Both Mitt and President Obama went to very fancy prep schools (the President got a scholarship), but Mitt has led a much more privileged, sheltered life, and it shows.  He can’t manage to sound convincing when he proclaims his concern for the middle class.  He’s never spent a day of his life as an actual member of the middle class.

What happens when two preppies run against each other?  Al Gore and Bush 43 both went to very elite prep schools.  But Bush managed to come across as more down-home Texas than high-flown Andover.

The less preppie guy wins — Obama beats Mitt.

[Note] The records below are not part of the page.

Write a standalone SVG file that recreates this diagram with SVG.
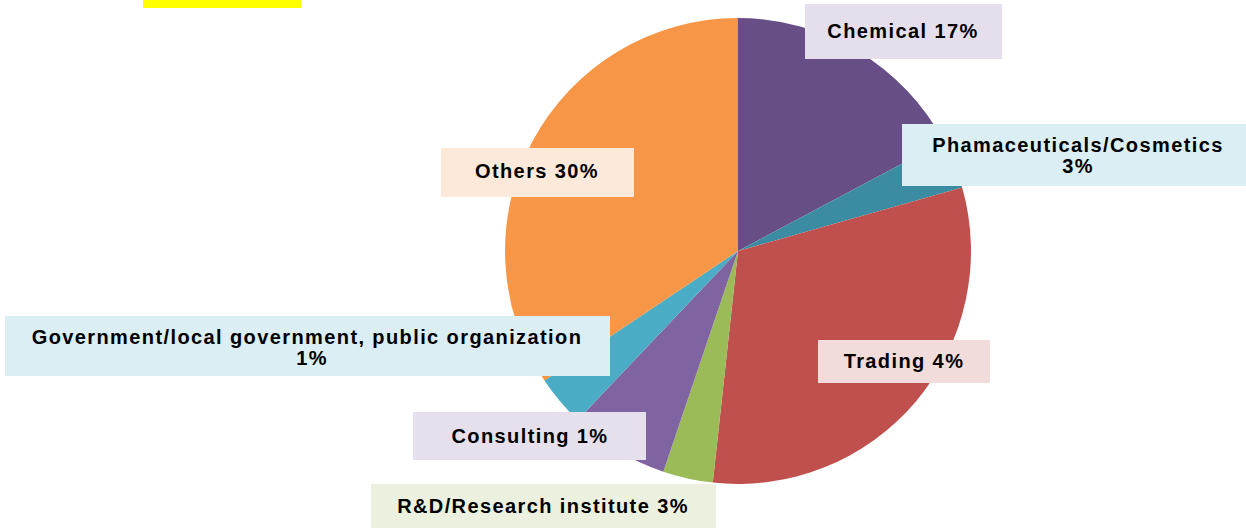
<svg xmlns="http://www.w3.org/2000/svg" width="1246" height="528" viewBox="0 0 1246 528">
<style>
.lbl{font-family:"Liberation Sans",Arial,sans-serif;font-weight:bold;font-size:20px;letter-spacing:1.4px;fill:#000;text-anchor:middle}
</style>
<rect width="1246" height="528" fill="#fff"/>
<rect x="143" y="0" width="158" height="8" fill="#ffff00"/>
<g id="pie">
<path id="s-chemical" d="M738,251 L738,18 A233,233 0 0 1 943.7,141.6 Z" fill="#684E87"/>
<path id="s-pharma" d="M738,251 L943.7,141.6 A233,233 0 0 1 962.2,187.6 Z" fill="#3B8CA3"/>
<path id="s-trading" d="M738,251 L962.2,187.6 A233,233 0 0 1 712.8,482.6 Z" fill="#C0504D"/>
<path id="s-rd" d="M738,251 L712.8,482.6 A233,233 0 0 1 663.3,471.7 Z" fill="#9BBB59"/>
<path id="s-consulting" d="M738,251 L663.3,471.7 A233,233 0 0 1 577.6,420 Z" fill="#8064A2"/>
<path id="s-government" d="M738,251 L577.6,420 A233,233 0 0 1 544.4,380.6 Z" fill="#4BACC6"/>
<path id="s-others" d="M738,251 L544.4,380.6 A233,233 0 0 1 738,18 Z" fill="#F79646"/>
</g>
<g id="label-chemical">
<rect x="805" y="4" width="197" height="55" fill="#E5DFEC"/>
<text class="lbl" x="903" y="38">Chemical 17%</text>
</g>
<g id="label-pharma">
<rect x="902" y="124" width="344" height="62" fill="#DAEEF3"/>
<text class="lbl" x="1078" y="152">Phamaceuticals/Cosmetics</text>
<text class="lbl" x="1078" y="173">3%</text>
</g>
<g id="label-others">
<rect x="441" y="148" width="193" height="49" fill="#FDE9D9"/>
<text class="lbl" x="537" y="178">Others 30%</text>
</g>
<g id="label-government">
<rect x="5" y="316" width="605" height="60" fill="#DAEEF3"/>
<text class="lbl" x="307" y="344">Government/local government, public organization</text>
<text class="lbl" x="312" y="365">1%</text>
</g>
<g id="label-trading">
<rect x="818" y="340" width="172" height="43" fill="#F2DCDB"/>
<text class="lbl" x="904" y="368">Trading 4%</text>
</g>
<g id="label-consulting">
<rect x="413" y="412" width="233" height="48" fill="#E5E0EC"/>
<text class="lbl" x="530" y="443">Consulting 1%</text>
</g>
<g id="label-rd">
<rect x="371" y="484" width="345" height="44" fill="#EBF1DE"/>
<text class="lbl" x="543" y="513">R&amp;D/Research institute 3%</text>
</g>
<g id="connectors"/>
</svg>
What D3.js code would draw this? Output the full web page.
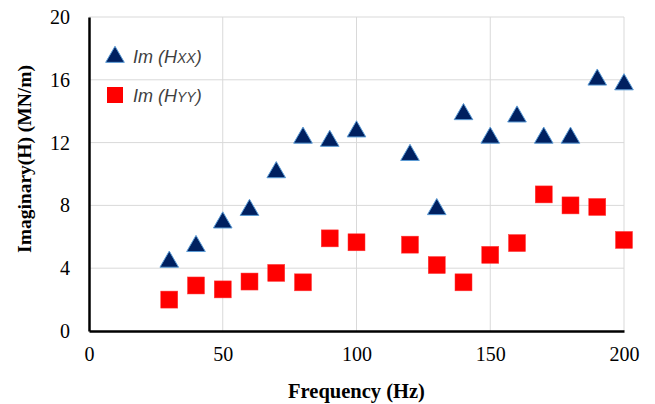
<!DOCTYPE html>
<html>
<head>
<meta charset="utf-8">
<script src="https://cdn.jsdelivr.net/npm/d3@7"></script>
<style>
  body { margin: 0; background: #fff; }
  svg { display: block; }
</style>
</head>
<body>
<div id="chart"></div>
<script>
// frequencies (Hz)
const freq = [30, 40, 50, 60, 70, 80, 90, 100, 120, 130, 140, 150, 160, 170, 180, 190, 200];
// Im(Hxx) and Im(Hyy), MN/m
const imHxx = [4.5, 5.5, 7.0, 7.8, 10.2, 12.4, 12.2, 12.8, 11.3, 7.85, 13.9, 12.4, 13.75, 12.4, 12.4, 16.1, 15.8];
const imHyy = [2.0, 2.9, 2.65, 3.15, 3.7, 3.1, 5.9, 5.65, 5.5, 4.2, 3.1, 4.85, 5.6, 8.7, 8.0, 7.9, 5.8];
const xTicks = [0, 50, 100, 150, 200];
const yTicks = [0, 4, 8, 12, 16, 20];

const width = 655, height = 404;
const margin = {top: 17, right: 31, bottom: 73, left: 89};

var svg = d3.select("#chart").append("svg")
  .attr("width", width)
  .attr("height", height);

const x = d3.scaleLinear().domain([0, 200]).range([margin.left, width - margin.right]);
const y = d3.scaleLinear().domain([0, 20]).range([height - margin.bottom, margin.top]);

const serif = "'Liberation Serif', 'Times New Roman', serif";

// gridlines
svg.append("g").selectAll("line.hg")
  .data(yTicks.filter(d => d > 0))
  .enter().append("line")
  .attr("x1", x(0)).attr("x2", x(200))
  .attr("y1", d => y(d)).attr("y2", d => y(d))
  .attr("stroke", "#d9d9d9").attr("stroke-width", 1);

svg.append("g").selectAll("line.vg")
  .data(xTicks.filter(d => d > 0))
  .enter().append("line")
  .attr("x1", d => x(d)).attr("x2", d => x(d))
  .attr("y1", y(0)).attr("y2", y(20))
  .attr("stroke", "#d9d9d9").attr("stroke-width", 1);

// axes
const xAxis = svg.append("g")
  .attr("transform", `translate(0,${y(0)})`)
  .call(d3.axisBottom(x).tickValues(xTicks).tickSize(0).tickPadding(16));
const yAxis = svg.append("g")
  .attr("transform", `translate(${x(0)},0)`)
  .call(d3.axisLeft(y).tickValues(yTicks).tickSize(0).tickPadding(19));

[xAxis, yAxis].forEach(a => {
  a.select(".domain").attr("stroke", "#000").attr("stroke-width", 2.5);
  a.selectAll("text").attr("font-family", serif).attr("font-size", 20).attr("fill", "#000");
});

// axis titles
svg.append("text")
  .attr("x", x(100)).attr("y", 398)
  .attr("text-anchor", "middle")
  .attr("font-family", serif).attr("font-weight", "bold").attr("font-size", 20.5)
  .text("Frequency (Hz)");

svg.append("text")
  .attr("transform", "translate(31,159) rotate(-90)")
  .attr("text-anchor", "middle")
  .attr("font-family", serif).attr("font-weight", "bold").attr("font-size", 19.5)
  .text("Imaginary(H) (MN/m)");

// markers
const tri = d3.symbol().type(d3.symbolTriangle).size(150);

svg.append("g").selectAll("rect")
  .data(freq.map((f, i) => [f, imHyy[i]]))
  .enter().append("rect")
  .attr("x", d => x(d[0]) - 8.5)
  .attr("y", d => y(d[1]) - 8.5)
  .attr("width", 17).attr("height", 17)
  .attr("fill", "#ff0000")
  .attr("stroke", "#ff3b3b").attr("stroke-width", 0.5);

svg.append("g").selectAll("path")
  .data(freq.map((f, i) => [f, imHxx[i]]))
  .enter().append("path")
  .attr("d", tri)
  .attr("transform", d => `translate(${x(d[0])},${y(d[1]) + 1.5})`)
  .attr("fill", "#002060")
  .attr("stroke", "#5b9bd5").attr("stroke-width", 1);

// legend
const legend = svg.append("g").attr("font-family", "'Liberation Sans', Arial, sans-serif")
  .attr("font-style", "italic").attr("fill", "#404040");

legend.append("path").attr("d", tri)
  .attr("transform", "translate(115,57)")
  .attr("fill", "#002060").attr("stroke", "#5b9bd5").attr("stroke-width", 1);
legend.append("rect").attr("x", 107).attr("y", 87).attr("width", 16).attr("height", 16)
  .attr("fill", "#ff0000");

const t1 = legend.append("text").attr("x", 133).attr("y", 63).attr("font-size", 18);
t1.append("tspan").text("Im (H");
t1.append("tspan").attr("font-size", 14).text("XX");
t1.append("tspan").text(")");

const t2 = legend.append("text").attr("x", 133).attr("y", 102).attr("font-size", 18);
t2.append("tspan").text("Im (H");
t2.append("tspan").attr("font-size", 14).text("YY");
t2.append("tspan").text(")");
</script>
</body>
</html>
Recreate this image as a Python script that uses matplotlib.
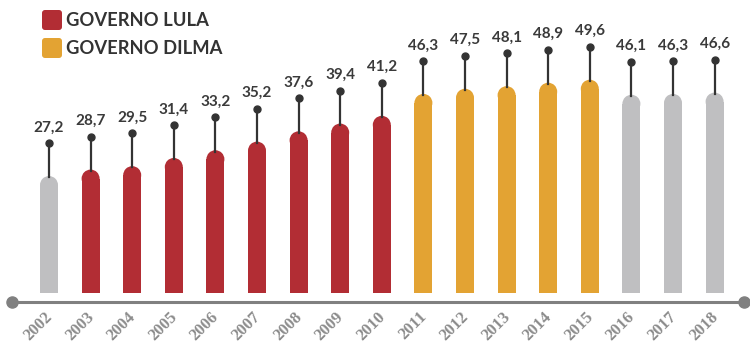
import matplotlib.pyplot as plt
from matplotlib.patches import Ellipse, FancyBboxPatch
from matplotlib.lines import Line2D

# dados
anos = ['2002', '2003', '2004', '2005', '2006', '2007', '2008', '2009', '2010',
        '2011', '2012', '2013', '2014', '2015', '2016', '2017', '2018']
valores = [27.2, 28.7, 29.5, 31.4, 33.2, 35.2, 37.6, 39.4, 41.2,
           46.3, 47.5, 48.1, 48.9, 49.6, 46.1, 46.3, 46.6]
governo = ['outro', 'lula', 'lula', 'lula', 'lula', 'lula', 'lula', 'lula', 'lula',
           'dilma', 'dilma', 'dilma', 'dilma', 'dilma', 'outro', 'outro', 'outro']
legenda = [('lula', 'GOVERNO LULA'), ('dilma', 'GOVERNO DILMA')]

cores = {'outro': '#BFBFC1', 'lula': '#B22D34', 'dilma': '#E3A333'}
escuro = '#333333'

W, H = 750, 344
PX_X = 41.6   # pixels por barra
PX_Y = 4.3    # pixels por unidade
X0, Y0 = 49, 293  # centro da 1a barra / base

fig = plt.figure(figsize=(W / 100, H / 100), dpi=100)
ax = fig.add_axes([0, 0, 1, 1])
ax.set_xlim(-X0 / PX_X, (W - X0) / PX_X)
ax.set_ylim(-(H - Y0) / PX_Y, Y0 / PX_Y)
ax.axis('off')

larg = 18 / PX_X
ry = 9 / PX_Y
haste = 33 / PX_Y

for i, (ano, v, g) in enumerate(zip(anos, valores, governo)):
    c = cores[g]
    ax.bar(i, v - ry, width=larg, color=c, linewidth=0)
    ax.add_patch(Ellipse((i, v - ry), larg, 2 * ry, color=c, linewidth=0))
    ax.plot([i, i], [v - 0.3, v + haste], color=escuro, lw=1.6, zorder=3)
    ax.plot(i, v + haste, 'o', color=escuro, ms=5, zorder=4)
    ax.text(i, v + haste + 2.0, f'{v:.1f}'.replace('.', ','), ha='center', va='bottom',
            fontsize=11, fontweight='bold', color='#3a3a3a', family='Lato')
    ax.text(i + 0.16, -16 / PX_Y, ano, rotation=45, ha='right', va='top',
            fontsize=12, fontweight='bold', color='#8c8c8c', family='Liberation Serif')

# eixo
ya = -9 / PX_Y
xa0, xa1 = (12 - X0) / PX_X, (744 - X0) / PX_X
ax.add_line(Line2D([xa0, xa1], [ya, ya], color='#808080', lw=2.2))
ax.plot([xa0, xa1], [ya, ya], 'o', color='#808080', ms=8)

# legenda
for k, (g, txt) in enumerate(legenda):
    top = 10 + k * 28
    ax.add_patch(FancyBboxPatch(((42 + 3) / W, 1 - (top + 20 - 3) / H), 14 / W, 14 / H,
                                boxstyle='round,pad=0.004', transform=fig.transFigure,
                                mutation_aspect=W / H, color=cores[g], linewidth=0))
    fig.text(66 / W, 1 - (top + 10) / H, txt, ha='left', va='center', fontsize=13.2,
             fontweight='bold', color='#333333', family='Lato')

fig.savefig('out.png', dpi=100)
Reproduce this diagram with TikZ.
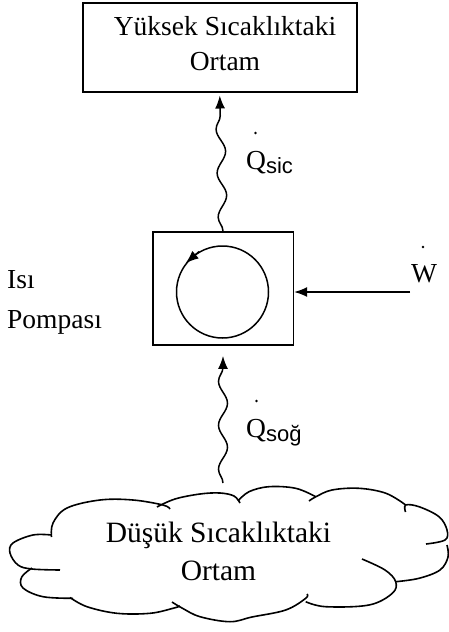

Why Republican Primary Voters Don’t Like Mitt

An interesting Wall Street Journal/NBC poll asked Republican primary voters to rank their problems with Mitt, with a list of six items to choose from.

His flip-flopping came in first, with his wealth/inability to relate to average people second.

His Mormon religion came in last as a concern.

Now it may be that we’re seeing the “Bradley effect” here, where people don’t want to admit they’re voting against somebody based on his race or his religion, so he does worse than he polls, but I don’t think so.  I think voters have so many good reasons not to want Mitt for their president, that they don’t even have to get to the Mormon issue in their minds.

If he doesn’t get the nomination (very unlikely) or doesn’t win the White House (very likely), we’ll hear it was because he was a Mormon, that he was a victim of prejudice.  But I really think voters are rejecting Mitt the human being, not Mitt the Mormon.

He’s a victim of his character flaws, not his church.